Bagaimana pemerintah akan menciptakan lapangan kerja baru? Jika, pada kenyataannya, anggaran yang diperuntukkan untuk pembangunan infrastruktur pun masih sangat kecil, yaitu 56 triliun rupiah. Bagaimana akan memberikan iklim investasi yang kondusif? Sementara syarat untuk ekonomi tak memadai dan hanya untuk kepentingan segelintir orang terutama negara asing. Atau mungkin menyerahkan tanggungjawab pembangunan kepada swasta, terutama setelah dibentuknya Infracture Finance/IIF. Seperti diketahui, atas dasar inisiatif pemerintah bersama ADB (Asian Development Bank) dan bank dunia, Depertemen Keuangan melalui PT. Sarana Multi Infrastruktur (Persero)-(PT.SMI) telah mendirikan anak perusahaaan pembiayaan infrastruktur dengan nama PT. Indonesia Infrastructure Finance (PT.IIF), 15 Januari 2010. PT. IIF sepenuhnya dikelola sebagai perusahaan swasta, dengan pemegang saham dari Asian Development Bank (ADB), International Finance Coporation (IFC), Deutsche Investitions-und Entwicklungsgesellschaft mbh (DEG), dn PT. SMI. Dan, PT.IIF sangat terbuka untuk partisipasi investor swasta. Word Bank dan ADB akan memberikan pinjaman kepada PT.IIF. (detik.com)

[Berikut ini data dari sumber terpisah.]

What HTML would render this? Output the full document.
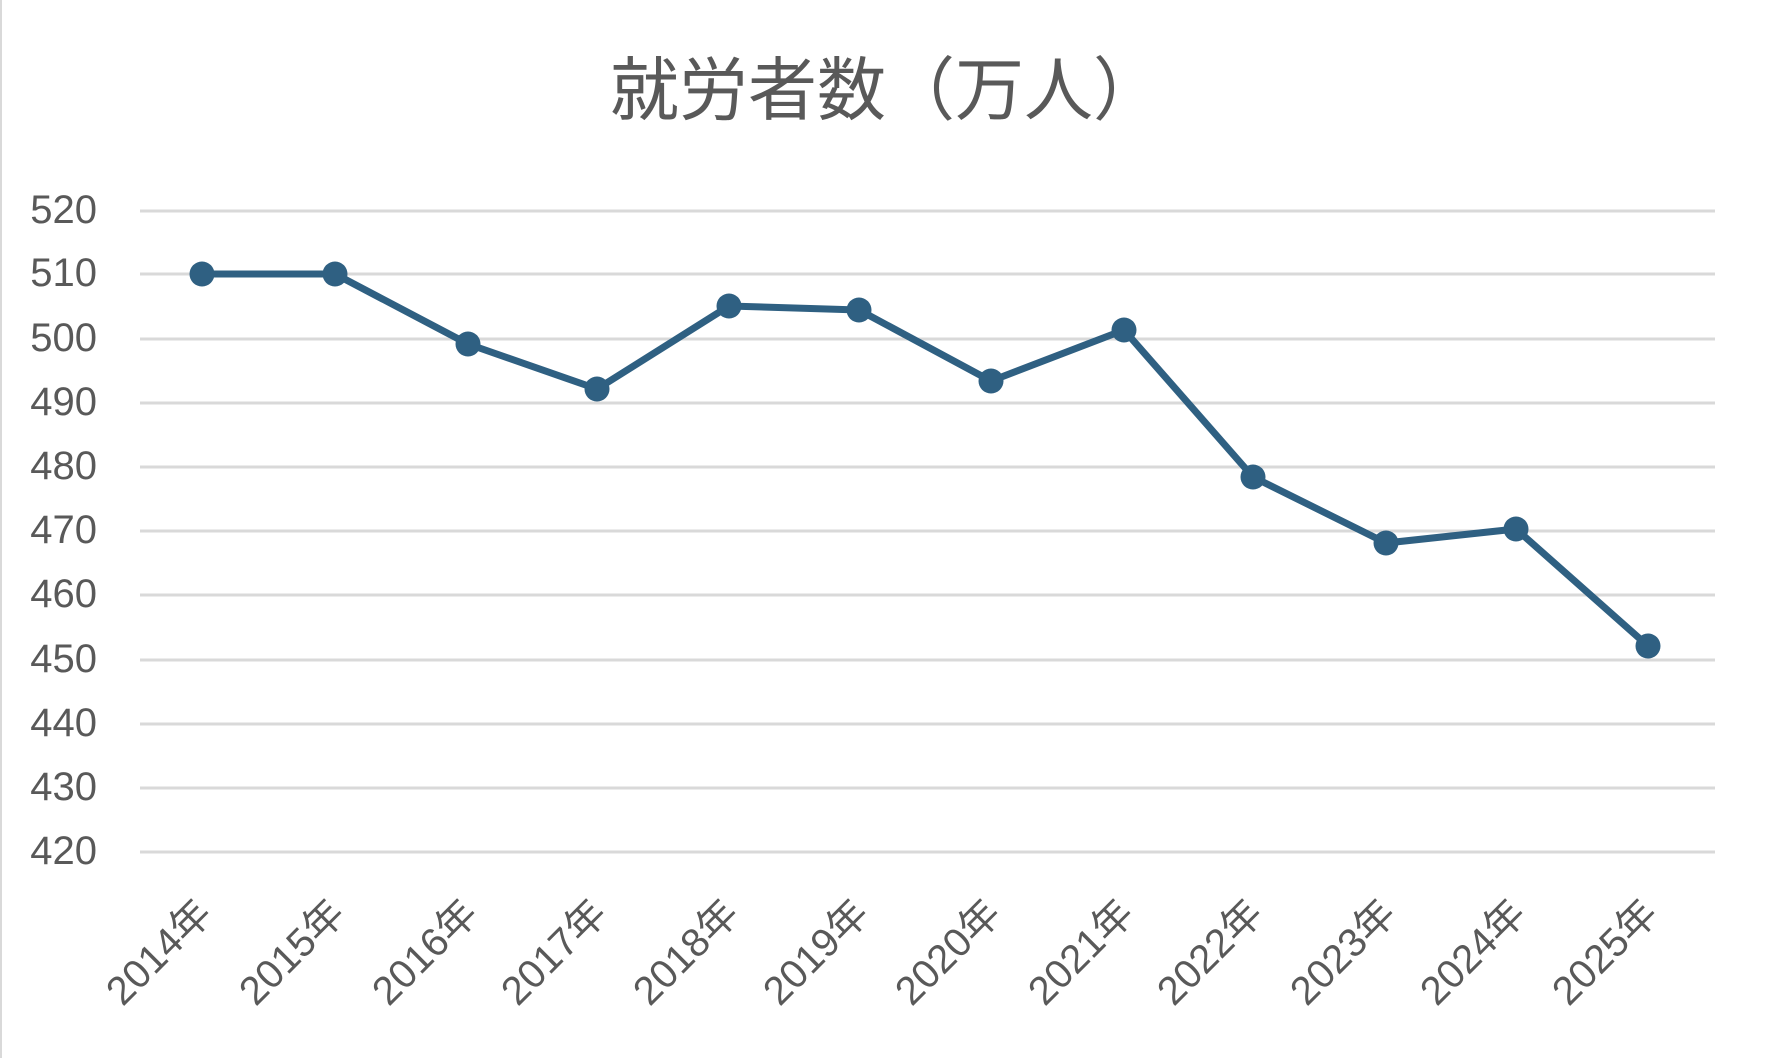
<!DOCTYPE html>
<html><head><meta charset="utf-8"><style>
html,body{margin:0;padding:0;background:#fff;}
svg{display:block;}
</style></head><body>
<svg width="1770" height="1058" viewBox="0 0 1770 1058" xmlns="http://www.w3.org/2000/svg">
<rect x="0" y="0" width="1770" height="1058" fill="#fff"/>
<line x1="1" y1="0" x2="1" y2="1058" stroke="#d9d9d9" stroke-width="2"/>
<text x="886" y="114" text-anchor="middle" font-family="'Liberation Sans','Noto Sans CJK JP',sans-serif" font-size="69" fill="#595959">就労者数（万人）</text>
<g stroke="#d9d9d9" stroke-width="3">
<line x1="140" x2="1715" y1="211" y2="211"/>
<line x1="140" x2="1715" y1="274" y2="274"/>
<line x1="140" x2="1715" y1="339" y2="339"/>
<line x1="140" x2="1715" y1="403" y2="403"/>
<line x1="140" x2="1715" y1="467" y2="467"/>
<line x1="140" x2="1715" y1="531" y2="531"/>
<line x1="140" x2="1715" y1="595" y2="595"/>
<line x1="140" x2="1715" y1="660" y2="660"/>
<line x1="140" x2="1715" y1="724" y2="724"/>
<line x1="140" x2="1715" y1="788" y2="788"/>
<line x1="140" x2="1715" y1="852" y2="852"/>
</g>
<g font-family="'Liberation Sans',sans-serif" font-size="40" fill="#595959" text-anchor="end">
<text x="97" y="223">520</text>
<text x="97" y="286">510</text>
<text x="97" y="351">500</text>
<text x="97" y="415">490</text>
<text x="97" y="479">480</text>
<text x="97" y="543">470</text>
<text x="97" y="607">460</text>
<text x="97" y="672">450</text>
<text x="97" y="736">440</text>
<text x="97" y="800">430</text>
<text x="97" y="864">420</text>
</g>
<polyline fill="none" stroke="#2f6082" stroke-width="7" stroke-linejoin="round" points="202,274 335,274 468,344 597,389 729,306 859,310 991,381 1124,330 1253,477 1386,543 1516,529 1648,646"/>
<g fill="#2f6082">
<circle cx="202" cy="274" r="12.5"/><circle cx="335" cy="274" r="12.5"/><circle cx="468" cy="344" r="12.5"/><circle cx="597" cy="389" r="12.5"/><circle cx="729" cy="306" r="12.5"/><circle cx="859" cy="310" r="12.5"/><circle cx="991" cy="381" r="12.5"/><circle cx="1124" cy="330" r="12.5"/><circle cx="1253" cy="477" r="12.5"/><circle cx="1386" cy="543" r="12.5"/><circle cx="1516" cy="529" r="12.5"/><circle cx="1648" cy="646" r="12.5"/>
</g>
<g font-family="'Liberation Sans','Noto Sans CJK JP',sans-serif" font-size="40" fill="#595959" text-anchor="end">
<text transform="translate(214,916) rotate(-45)">2014年</text>
<text transform="translate(347,916) rotate(-45)">2015年</text>
<text transform="translate(480,916) rotate(-45)">2016年</text>
<text transform="translate(609,916) rotate(-45)">2017年</text>
<text transform="translate(741,916) rotate(-45)">2018年</text>
<text transform="translate(871,916) rotate(-45)">2019年</text>
<text transform="translate(1003,916) rotate(-45)">2020年</text>
<text transform="translate(1136,916) rotate(-45)">2021年</text>
<text transform="translate(1265,916) rotate(-45)">2022年</text>
<text transform="translate(1398,916) rotate(-45)">2023年</text>
<text transform="translate(1528,916) rotate(-45)">2024年</text>
<text transform="translate(1660,916) rotate(-45)">2025年</text>
</g>
</svg>
</body></html>
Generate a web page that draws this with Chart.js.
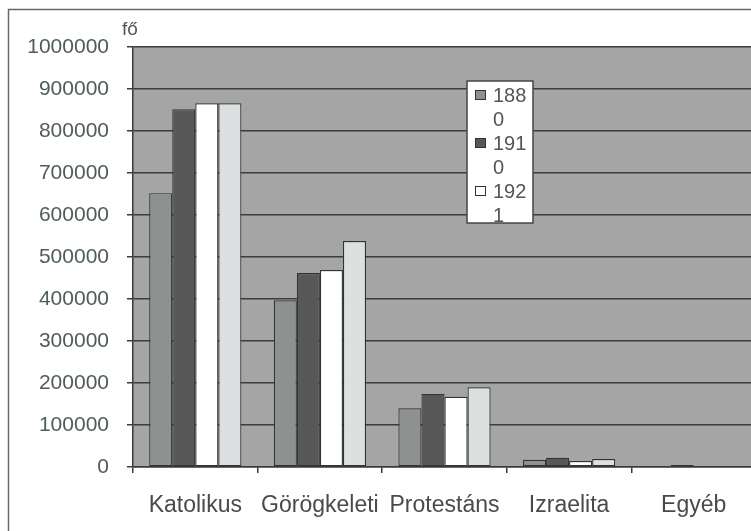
<!DOCTYPE html>
<html>
<head>
<meta charset="utf-8">
<script src="https://cdn.jsdelivr.net/npm/chart.js@4.4.1/dist/chart.umd.min.js"></script>
<style>
  html, body { margin: 0; padding: 0; background: #fff; overflow: hidden; }
  #wrap { width: 758px; height: 531px; }
</style>
</head>
<body>
<div id="wrap"><canvas id="vallasChart" width="758" height="531"></canvas></div>
<script>
// adatok
const categories = ['Katolikus', 'Görögkeleti', 'Protestáns', 'Izraelita', 'Egyéb'];
const years = ['1880', '1910', '1921', '1930'];
const v1880 = [652000, 397000, 140000, 17000, 0];
const v1910 = [852000, 462000, 174000, 22000, 5000];
const v1921 = [866000, 469000, 167000, 14000, 0];
const v1930 = [866000, 538000, 190000, 19000, 0];
const yTicks = [0, 100000, 200000, 300000, 400000, 500000, 600000, 700000, 800000, 900000, 1000000];

const barColors = ['#8d9290', '#585858', '#ffffff', '#dde0e0'];

// háttér, keret, "fő" felirat
const frame = {
    id: 'frame',
    beforeDraw: function (chart) {
        const ctx = chart.ctx;
        const a = chart.chartArea;
        ctx.save();
        ctx.fillStyle = '#a5a5a5';
        ctx.fillRect(a.left, a.top, a.right - a.left, a.bottom - a.top);
        ctx.strokeStyle = '#5f6b68';
        ctx.lineWidth = 1.5;
        ctx.beginPath();
        ctx.moveTo(8.5, 531);
        ctx.lineTo(8.5, 9.5);
        ctx.lineTo(758, 9.5);
        ctx.stroke();
        ctx.fillStyle = '#555';
        ctx.font = '19px "Liberation Sans", Arial, sans-serif';
        ctx.textBaseline = 'alphabetic';
        ctx.fillText('fő', 122, 35);
        ctx.restore();
    }
};

// jelmagyarázat a rajzterületen belül (Excel-szerű tördeléssel)
const boxLegend = {
    id: 'boxLegend',
    afterDraw: function (chart) {
        const ctx = chart.ctx;
        const x = 467, y = 81, w = 66, h = 142;
        const lineH = 24;
        ctx.save();
        ctx.fillStyle = '#fff';
        ctx.fillRect(x, y, w, h);
        ctx.strokeStyle = '#444';
        ctx.lineWidth = 1.5;
        ctx.strokeRect(x, y, w, h);
        ctx.font = '20px "Liberation Sans", Arial, sans-serif';
        ctx.textBaseline = 'middle';
        let cy = y + 14;
        chart.data.datasets.forEach(function (ds) {
            // sortörés, ha nem fér el
            const lines = [];
            let cur = '';
            for (const ch of ds.label) {
                if (ctx.measureText(cur + ch).width > 36 && cur) {
                    lines.push(cur);
                    cur = ch;
                } else {
                    cur += ch;
                }
            }
            lines.push(cur);
            if (cy + (lines.length - 1) * lineH > y + h) return;
            ctx.fillStyle = ds.backgroundColor;
            ctx.fillRect(x + 8.5, cy - 4.5, 10, 9);
            ctx.strokeStyle = '#333';
            ctx.lineWidth = 1;
            ctx.strokeRect(x + 8.5, cy - 4.5, 10, 9);
            ctx.fillStyle = '#555';
            lines.forEach(function (t, i) {
                ctx.fillText(t, x + 26, cy + 1 + i * lineH);
            });
            cy += lines.length * lineH;
        });
        ctx.restore();
    }
};

const ctx = document.getElementById('vallasChart').getContext('2d');
const chartInstance = new Chart(ctx, {
    type: 'bar',
    data: {
        labels: categories,
        datasets: [v1880, v1910, v1921, v1930].map(function (vals, i) {
            return {
                label: years[i],
                data: vals,
                backgroundColor: barColors[i],
                borderColor: '#333',
                borderWidth: 1.2,
                borderSkipped: false,
                categoryPercentage: 0.74,
                barPercentage: 1.0
            };
        })
    },
    options: {
        responsive: false,
        animation: false,
        layout: { padding: { top: 47, right: 2, left: 0, bottom: 0 } },
        plugins: {
            legend: { display: false },
            tooltip: { enabled: false }
        },
        scales: {
            x: {
                grid: { drawOnChartArea: false, drawTicks: true, tickLength: 6, offset: true, color: '#3a3a3a', lineWidth: 1.5 },
                border: { color: '#3a3a3a', width: 1.5 },
                ticks: {
                    color: '#4a4a4a',
                    padding: 19,
                    maxRotation: 0,
                    font: { family: '"Liberation Sans", Arial, sans-serif', size: 23 }
                },
                afterFit: function (scale) { scale.height = 64; }
            },
            y: {
                min: 0,
                max: 1000000,
                afterBuildTicks: function (scale) {
                    scale.ticks = yTicks.map(function (v) { return { value: v }; });
                },
                grid: { color: '#3c3c3c', lineWidth: 1.5, tickLength: 6 },
                border: { color: '#3a3a3a', width: 1.5 },
                ticks: {
                    color: '#4f5c58',
                    padding: 18,
                    font: { family: '"Liberation Sans", Arial, sans-serif', size: 21 },
                    callback: function (value) { return String(value); }
                },
                afterFit: function (scale) { scale.width = 133; }
            }
        }
    },
    plugins: [frame, boxLegend]
});
</script>
</body>
</html>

Jika benar demikian adanya, bukankah SBY kembali “memukul air di dulang” yang berarti pembangunan infrastruktur yang sangat vital akan dikelolah oleh pihak asing, dan tentu fasilitasnya nanti akan dijual sangat mahal. Belum lagi, bahwa ini akan menyulitkan soal pembebasan lahan rakyat, karena swasta biasanya masa bodoh untuk memperhatikan hak-hak sosial dan ekonomi penduduk setempat. Lantas, bagaimana dengan nasib pekerjanya nanti, karena sekali lagi ini swasta asing. Apalagi untuk PT. IIF, ADB dan Bank Dunia sudah berkomitmen memberikan suntikan dalam bentuk utang mencapai 1 triliun. Suntikan ini dapat dimaknai sebagai upaya kontrol dan jeratan bagi perusahaan agar patuh atas arahan-arahan." Dan dari Peraturan Presiden Nomor 13 Tahun 2010, terlihat di sana pembangunan berbagai prasaranan dan sarana seperti irigasi, jalan, jembatan, transportasi, pelabuhan, telekomunikasi, migas dll cenderung adalah bersifat berbayar (bertarif) yang orientasinya murni bisnis secara komersial.